• _What needs to be done_: Pictures are excluded. Copy exactly, and only, the lines from the one containing "Give me the" through the one containing "import pandas as pd", both ends included.

--- Entries supplied ---

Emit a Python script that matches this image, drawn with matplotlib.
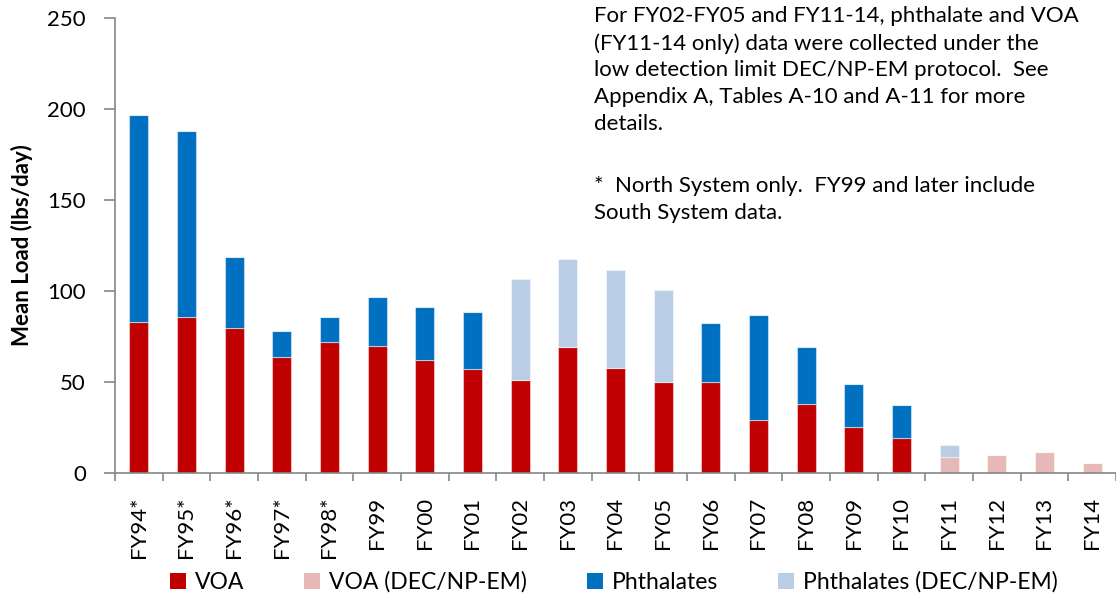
import numpy as np
import matplotlib
matplotlib.use("Agg")
import matplotlib.pyplot as plt
from matplotlib.patches import Patch

plt.rcParams["font.family"] = ["Lato", "DejaVu Sans"]

years = ["FY94*", "FY95*", "FY96*", "FY97*", "FY98*", "FY99", "FY00", "FY01",
         "FY02", "FY03", "FY04", "FY05", "FY06", "FY07", "FY08", "FY09",
         "FY10", "FY11", "FY12", "FY13", "FY14"]
# stacked bar segments (lbs/day), zero where a series is absent
voa = [83.0, 85.7, 79.9, 63.6, 72.2, 70.0, 62.3, 57.1, 51.1, 69.2, 57.9, 50.0,
       50.2, 29.3, 38.1, 25.1, 19.0, 0, 0, 0, 0]
voa_dec = [0, 0, 0, 0, 0, 0, 0, 0, 0, 0, 0, 0,
           0, 0, 0, 0, 0, 8.6, 9.9, 11.5, 5.3]
phth = [113.5, 102.0, 39.0, 14.4, 13.3, 26.5, 28.9, 31.2, 0, 0, 0, 0,
        32.2, 57.3, 31.1, 23.6, 18.4, 0, 0, 0, 0]
phth_dec = [0, 0, 0, 0, 0, 0, 0, 0, 55.3, 48.4, 53.5, 50.5,
            0, 0, 0, 0, 0, 6.6, 0, 0, 0]

series = [("VOA", voa, "#C00000"),
          ("VOA (DEC/NP-EM)", voa_dec, "#E6B9B8"),
          ("Phthalates", phth, "#0070C0"),
          ("Phthalates (DEC/NP-EM)", phth_dec, "#B9CDE5")]

fig = plt.figure(figsize=(11.16, 6.02), dpi=100)
ax = fig.add_axes([0.103, 0.2143, 0.897, 0.7557])

x = np.arange(len(years))
bottom = np.zeros(len(years))
for name, vals, col in series:
    vals = np.array(vals, dtype=float)
    ax.bar(x, vals, width=0.4, bottom=bottom, color=col,
           edgecolor=(1, 1, 1, 0.45), linewidth=0.8)
    bottom += vals

grey = "#868686"
ax.set_xlim(-0.5, len(years) - 0.5)
ax.set_ylim(0, 250)
ax.set_yticks([0, 50, 100, 150, 200, 250])
ax.tick_params(axis="y", labelsize=16, length=8, width=1.2, color=grey, pad=13)
ax.set_xticks(x)
ax.set_xticklabels(years, rotation=90, fontsize=16)
ax.tick_params(axis="x", which="major", length=0, pad=17)
ax.set_xticks(np.arange(-0.5, len(years)), minor=True)
ax.tick_params(axis="x", which="minor", length=6, width=1.2, color=grey)
for s in ["top", "right"]:
    ax.spines[s].set_visible(False)
for s in ["left", "bottom"]:
    ax.spines[s].set_color(grey)
    ax.spines[s].set_linewidth(1.2)

ax.set_ylabel("Mean Load (lbs/day)", fontsize=16, fontweight="bold", labelpad=10)

fig.text(0.532, 0.99,
         "For FY02-FY05 and FY11-14, phthalate and VOA\n"
         "(FY11-14 only) data were collected under the\n"
         "low detection limit DEC/NP-EM protocol.  See\n"
         "Appendix A, Tables A-10 and A-11 for more\n"
         "details.",
         fontsize=16, va="top", ha="left", linespacing=1.42)
fig.text(0.532, 0.708,
         "*  North System only.  FY99 and later include\n"
         "South System data.",
         fontsize=16, va="top", ha="left", linespacing=1.42)

handles = [Patch(facecolor=col, label=name) for name, _, col in series]
fig.legend(handles=handles, loc="center", bbox_to_anchor=(0.55, 0.033), ncol=4,
           frameon=False, fontsize=16.5, handlelength=0.7, handleheight=0.7,
           handletextpad=0.4, columnspacing=2.6)

fig.savefig("out.png", dpi=100)
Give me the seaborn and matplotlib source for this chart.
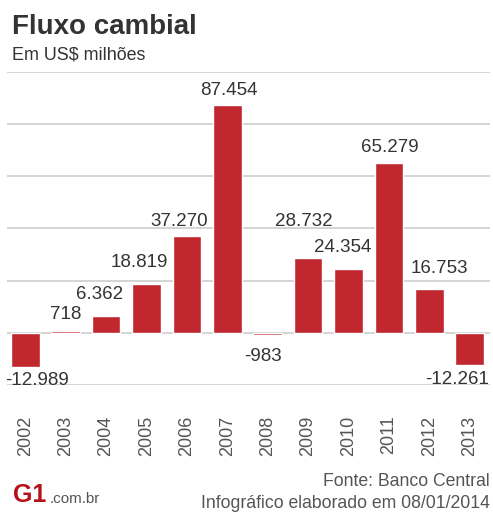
import matplotlib
matplotlib.use("Agg")
import matplotlib.pyplot as plt
import seaborn as sns
import pandas as pd

# Fluxo cambial anual (US$ milhões)
years = ["2002", "2003", "2004", "2005", "2006", "2007",
         "2008", "2009", "2010", "2011", "2012", "2013"]
values = [-12989, 718, 6362, 18819, 37270, 87454,
          -983, 28732, 24354, 65279, 16753, -12261]
labels = ["-12.989", "718", "6.362", "18.819", "37.270", "87.454",
          "-983", "28.732", "24.354", "65.279", "16.753", "-12.261"]
# label nudges (pixels) so neighbouring values don't collide
label_dx = [12, 0, -6, -7, -8, 2, -5, -4, -6, 1, 10, -13]
label_dy = [-14, 16, 22, 21, 14, 14, -21, 36, 22, 15, 21, -15]

df = pd.DataFrame({"ano": years, "fluxo": values})

sns.set_theme(style="white")
plt.rcParams["font.family"] = ["Liberation Sans", "DejaVu Sans"]

BAR = "#c0272f"
GRID = "#d4d4d4"
TXT = "#333333"
GREY = "#555555"

fig = plt.figure(figsize=(4.93, 5.12), dpi=100)
ax = fig.add_axes([7 / 493, 127 / 512, 483 / 493, 313 / 512])

sns.barplot(data=df, x="ano", y="fluxo", color=BAR, width=0.71,
            saturation=1, ax=ax, zorder=3)

ax.set_ylim(-20000, 100000)
ax.set_xlim(-0.45, 11.5)
ax.set_yticks(range(-20000, 100001, 20000))
ax.yaxis.grid(True, color=GRID, linewidth=1.4, zorder=0)
ax.set_axisbelow(True)
ax.tick_params(axis="y", left=False, labelleft=False)
ax.tick_params(axis="x", bottom=False, pad=16, labelsize=13,
               labelcolor=GREY, labelrotation=90)
for lab in ax.get_xticklabels():
    lab.set_va("top")
for s in ax.spines.values():
    s.set_visible(False)
ax.set_xlabel("")
ax.set_ylabel("")

for i, (v, t) in enumerate(zip(values, labels)):
    ax.annotate(t, xy=(i, v), xytext=(label_dx[i], label_dy[i]),
                textcoords="offset pixels", ha="center", va="center",
                fontsize=13.5, color=TXT, zorder=4)

fig.text(12 / 493, 1 - 27 / 512, "Fluxo cambial", fontsize=20,
         fontweight="bold", color=TXT, va="center", ha="left")
fig.text(12 / 493, 1 - 55 / 512, "Em US$ milhões", fontsize=12.9,
         color=TXT, va="center", ha="left")

fig.text(490 / 493, 1 - 482 / 512, "Fonte: Banco Central", fontsize=12.7,
         color=GREY, va="center", ha="right")
fig.text(490 / 493, 1 - 503 / 512, "Infográfico elaborado em 08/01/2014",
         fontsize=12.7, color=GREY, va="center", ha="right")

fig.text(13 / 493, 1 - 495 / 512, "G1", fontsize=18, fontweight="heavy",
         color="#b5121b", va="center", ha="left")
fig.text(50 / 493, 1 - 499 / 512, ".com.br", fontsize=11,
         color=GREY, va="center", ha="left")

fig.savefig("out.png", dpi=100, facecolor="white")
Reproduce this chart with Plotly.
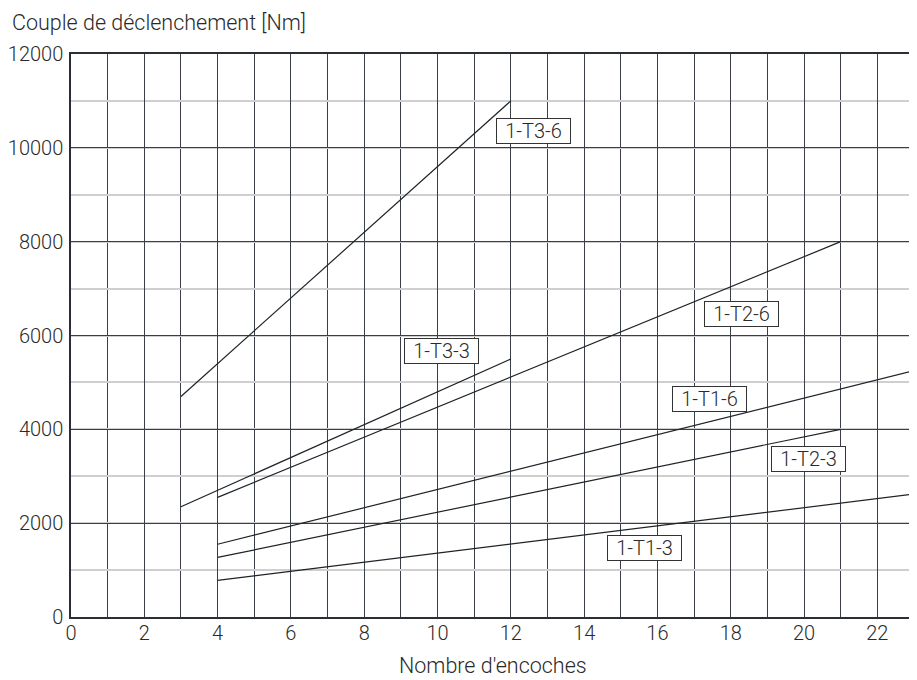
import plotly.graph_objects as go

# ---- data ----
series = ["1-T3-6", "1-T3-3", "1-T2-6", "1-T1-6", "1-T2-3", "1-T1-3"]
notches_start = [3, 3, 4, 4, 4, 4]
notches_end = [12, 12, 21, 23, 21, 23]
torque_start = [4700, 2350, 2550, 1550, 1270, 780]
torque_end = [11000, 5500, 8000, 5250, 4000, 2620]

x_ticks = list(range(0, 23, 2))
y_ticks = list(range(0, 12001, 2000))

FONT = "Roboto, Liberation Sans, sans-serif"
INK = "#2a2a2a"
FNT = dict(family=FONT, size=20, color=INK, weight=300)
TFNT = dict(family=FONT, size=21.5, color=INK, weight=300)

fig = go.Figure()
for name, x0, x1, y0, y1 in zip(series, notches_start, notches_end, torque_start, torque_end):
    fig.add_trace(go.Scatter(x=[x0, x1], y=[y0, y1], mode="lines", name=name,
                             line=dict(color="#1e2229", width=1.2), showlegend=False,
                             hoverinfo="skip"))

# label anchor positions (data coordinates)
label_pos = {
    "1-T3-6": (12.63, 10360),
    "1-T3-3": (10.12, 5665),
    "1-T2-6": (18.3, 6455),
    "1-T1-6": (17.43, 4655),
    "1-T2-3": (20.13, 3374),
    "1-T1-3": (15.66, 1473),
}
for name in series:
    lx, ly = label_pos[name]
    fig.add_annotation(x=lx, y=ly, text=name,
                       showarrow=False, xanchor="center", yanchor="middle",
                       font=FNT, width=71, height=22, align="center",
                       bordercolor="#333", borderwidth=1, borderpad=1, bgcolor="white")

fig.add_annotation(x=0, xref="paper", xanchor="left", xshift=-61,
                   y=1, yref="paper", yanchor="top", yshift=46,
                   text="Couple de déclenchement [Nm]", showarrow=False, font=TFNT)
fig.add_annotation(x=0.5, xref="paper", xanchor="center",
                   y=0, yref="paper", yanchor="middle", yshift=-48,
                   text="Nombre d'encoches", showarrow=False, font=TFNT)

# page body has an 8px margin, so the figure is offset by (8, 8)
fig.update_layout(
    width=909, height=672,
    margin=dict(l=63, r=3, t=46, b=63),
    plot_bgcolor="white", paper_bgcolor="white",
    font=FNT,
    xaxis=dict(range=[0, 23], tickvals=x_ticks, ticktext=[str(v) for v in x_ticks],
               showgrid=True, gridcolor="#3a3f47", gridwidth=1.3,
               minor=dict(dtick=1, showgrid=True, gridcolor="#3a3f47", gridwidth=1.3),
               showline=True, linecolor="#2a2e35", linewidth=1.5, mirror=True,
               zeroline=False, ticks="", ticklabelstandoff=-3, automargin=False),
    yaxis=dict(range=[0, 12000], tickvals=y_ticks, ticktext=[str(v) for v in y_ticks],
               showgrid=True, gridcolor="#3a3f47", gridwidth=1.3,
               minor=dict(dtick=1000, showgrid=True, gridcolor="#cfcfcf", gridwidth=1.5),
               showline=True, linecolor="#2a2e35", linewidth=1.5, mirror=True,
               zeroline=False, ticks="", ticklabelstandoff=2, automargin=False),
)

fig.write_html("out.html")
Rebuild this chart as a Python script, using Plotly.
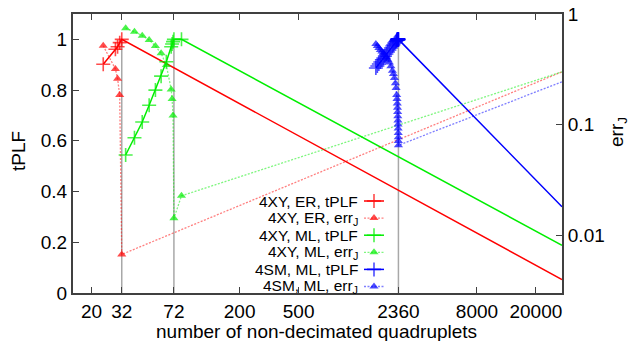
import plotly.graph_objects as go
import math

# ---------------- data ----------------
x_tick_vals = [20, 32, 72, 200, 500, 2360, 8000, 20000]
y_tick_vals = [0, 0.2, 0.4, 0.6, 0.8, 1]
y_tick_text = ["0", "0.2", "0.4", "0.6", "0.8", "1"]
y2_tick_vals = [0.01, 0.1, 1]
y2_tick_text = ["0.01", "0.1", "1"]

optimal_x = [32, 72, 2360]

red_x = [24, 29, 30, 31, 32, 30000]
red_tplf = [0.902, 0.961, 0.971, 0.987, 1.0, 0.053]
red_err = [0.516, 0.318, 0.26, 0.185, 0.0067, 0.30]

green_x = [34, 39, 44, 49, 54, 59, 64, 69, 70, 71, 72, 81, 30000]
green_tplf = [0.544, 0.612, 0.674, 0.740, 0.800, 0.855, 0.912, 0.971, 0.982, 0.991, 1.0, 1.0, 0.188]
green_err = [0.743, 0.691, 0.637, 0.582, 0.513, 0.441, 0.345, 0.208, 0.170, 0.121, 0.0142, 0.0227, 0.30]

blue_x = [1662, 1701, 1741, 1782, 1825, 1868, 1912, 1957, 2003, 2051, 2099, 2149, 2183,
          2217, 2251, 2276, 2297, 2308, 2318, 2325, 2331, 2337, 2342, 2346, 2350, 2353,
          2356, 2358, 2360, 30000]
blue_tplf = [0.887, 0.895, 0.903, 0.911, 0.919, 0.926, 0.934, 0.942, 0.950, 0.958, 0.966, 0.974,
             0.979, 0.985, 0.990, 0.993, 0.996, 0.998, 1.0, 1.0, 1.0, 1.0, 1.0, 1.0, 1.0, 1.0,
             1.0, 1.0, 1.0, 0.34]
blue_err = [0.535, 0.513, 0.493, 0.472, 0.458, 0.441, 0.423, 0.406, 0.386, 0.364, 0.337, 0.306,
            0.286, 0.264, 0.237, 0.214, 0.185, 0.170, 0.155, 0.142, 0.130, 0.119, 0.109, 0.100,
            0.092, 0.084, 0.077, 0.071, 0.065, 0.244]

legend_labels = ["4XY, ER, tPLF", "4XY, ER, err<sub>J</sub>",
                 "4XY, ML, tPLF", "4XY, ML, err<sub>J</sub>",
                 "4SM, ML, tPLF", "4SM, ML, err<sub>J</sub>"]

x_title = "number of non-decimated quadruplets"
y_title = "tPLF"
y2_title = "err<sub>J</sub>"

# ---------------- style ----------------
W, H = 632, 341
ML, MR, MT, MB = 73, 70, 14, 48
FONT = "Liberation Sans, Arial, sans-serif"
TICK_FS = 19
BORDER = "#404040"
GREY = "#a8a8a8"
RED, GREEN, BLUE = "#ff0000", "#00ee00", "#0000ff"
RED_L, GREEN_L, BLUE_L = "rgba(255,0,0,0.5)", "rgba(0,238,0,0.5)", "rgba(0,0,255,0.5)"
ERR_DASH = "2px,1.5px"

pw = W - ML - MR
ph = H - MT - MB


def px_to_paper_x(px):
    return (px - ML) / pw


def px_to_paper_y(py):
    return (H - MB - py) / ph


fig = go.Figure()

# grey vertical guide lines at optimal points
for xv in optimal_x:
    fig.add_trace(go.Scatter(x=[xv, xv], y=[0, 1], mode="lines",
                             line=dict(color=GREY, width=1.5), yaxis="y", showlegend=False,
                             hoverinfo="skip"))


def sizes(n, s):
    return [s] * (n - 1) + [0]


series = [
    (red_x, red_tplf, red_err, RED, RED_L),
    (green_x, green_tplf, green_err, GREEN, GREEN_L),
    (blue_x, blue_tplf, blue_err, BLUE, BLUE_L),
]

for xs, tp, er, col, col_l in series:
    fig.add_trace(go.Scatter(
        x=xs, y=er, mode="lines+markers", yaxis="y2",
        line=dict(color=col_l, width=1.3, dash=ERR_DASH),
        marker=dict(symbol="triangle-up", size=sizes(len(xs), 8), color=col, line=dict(width=0)),
        showlegend=False))
    fig.add_trace(go.Scatter(
        x=xs, y=tp, mode="lines+markers", yaxis="y",
        line=dict(color=col, width=1.5),
        marker=dict(symbol="cross-thin", size=sizes(len(xs), 10), color=col,
                    line=dict(color=col, width=1.6)),
        showlegend=False))

# ---------------- manual gnuplot-style key ----------------
text_right_px = 360
sample_x0_px, sample_x1_px = 364, 384
row0_px, row_step = 201, 17.1
key_colors = [RED, RED_L, GREEN, GREEN_L, BLUE, BLUE_L]
key_marker_colors = [RED, RED, GREEN, GREEN, BLUE, BLUE]

annotations = []
for i, lab in enumerate(legend_labels):
    ypx = row0_px + i * row_step
    yp = px_to_paper_y(ypx)
    annotations.append(dict(
        text=lab, xref="paper", yref="paper",
        x=px_to_paper_x(text_right_px), y=yp, xanchor="right", yanchor="middle",
        showarrow=False, font=dict(family=FONT, size=15.5, color="#000000")))
    is_err = i % 2 == 1
    x0 = px_to_paper_x(sample_x0_px)
    x1 = px_to_paper_x(sample_x1_px)
    xc = (x0 + x1) / 2
    mc = key_marker_colors[i]
    fig.add_trace(go.Scatter(
        x=[x0, xc, x1], y=[yp, yp, yp], xaxis="x3", yaxis="y3", mode="lines+markers",
        line=dict(color=key_colors[i], width=1.3 if is_err else 1.5,
                  dash=ERR_DASH if is_err else "solid"),
        marker=dict(symbol="triangle-up" if is_err else "cross-thin",
                    size=[0, 8, 0] if is_err else [0, 10, 0], color=mc,
                    line=dict(color=mc, width=0 if is_err else 1.6)),
        showlegend=False, hoverinfo="skip"))

# axis titles as annotations (exact placement)
annotations.append(dict(text=x_title, xref="paper", yref="paper",
                        x=px_to_paper_x(316), y=px_to_paper_y(331),
                        xanchor="center", yanchor="middle", showarrow=False,
                        font=dict(family=FONT, size=TICK_FS)))
annotations.append(dict(text=y_title, xref="paper", yref="paper", textangle=-90,
                        x=px_to_paper_x(18), y=px_to_paper_y(151),
                        xanchor="center", yanchor="middle", showarrow=False,
                        font=dict(family=FONT, size=TICK_FS)))
annotations.append(dict(text=y2_title, xref="paper", yref="paper", textangle=-90,
                        x=px_to_paper_x(618), y=px_to_paper_y(132),
                        xanchor="center", yanchor="middle", showarrow=False,
                        font=dict(family=FONT, size=TICK_FS)))

axis_common = dict(ticks="inside", ticklen=6, tickcolor=BORDER, tickwidth=1,
                   showline=True, linecolor=BORDER, linewidth=2,
                   showgrid=False, zeroline=False, automargin=False,
                   tickfont=dict(size=TICK_FS))

fig.update_layout(
    width=W, height=H,
    margin=dict(l=ML, r=MR, t=MT, b=MB, autoexpand=False),
    paper_bgcolor="white", plot_bgcolor="white",
    font=dict(family=FONT, size=TICK_FS, color="#000000"),
    showlegend=False,
    annotations=annotations,
    xaxis=dict(
        type="log", range=[math.log10(15), math.log10(30000)],
        tickvals=x_tick_vals, ticktext=[str(v) for v in x_tick_vals],
        mirror="ticks", **axis_common),
    yaxis=dict(
        range=[0, 1.1], tickvals=y_tick_vals, ticktext=y_tick_text,
        **axis_common),
    yaxis2=dict(
        type="log", range=[math.log10(0.003), 0], overlaying="y", side="right",
        tickvals=y2_tick_vals, ticktext=y2_tick_text,
        **axis_common),
    xaxis3=dict(domain=[0, 1], range=[0, 1], overlaying="x", anchor="y3", visible=False),
    yaxis3=dict(domain=[0, 1], range=[0, 1], overlaying="y", anchor="x3", visible=False),
)

fig.write_html("out.html")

---

• _Output_:
Give me the seaborn and matplotlib source for this chart.
import matplotlib
matplotlib.use("Agg")
import matplotlib.pyplot as plt
import seaborn as sns
import pandas as pd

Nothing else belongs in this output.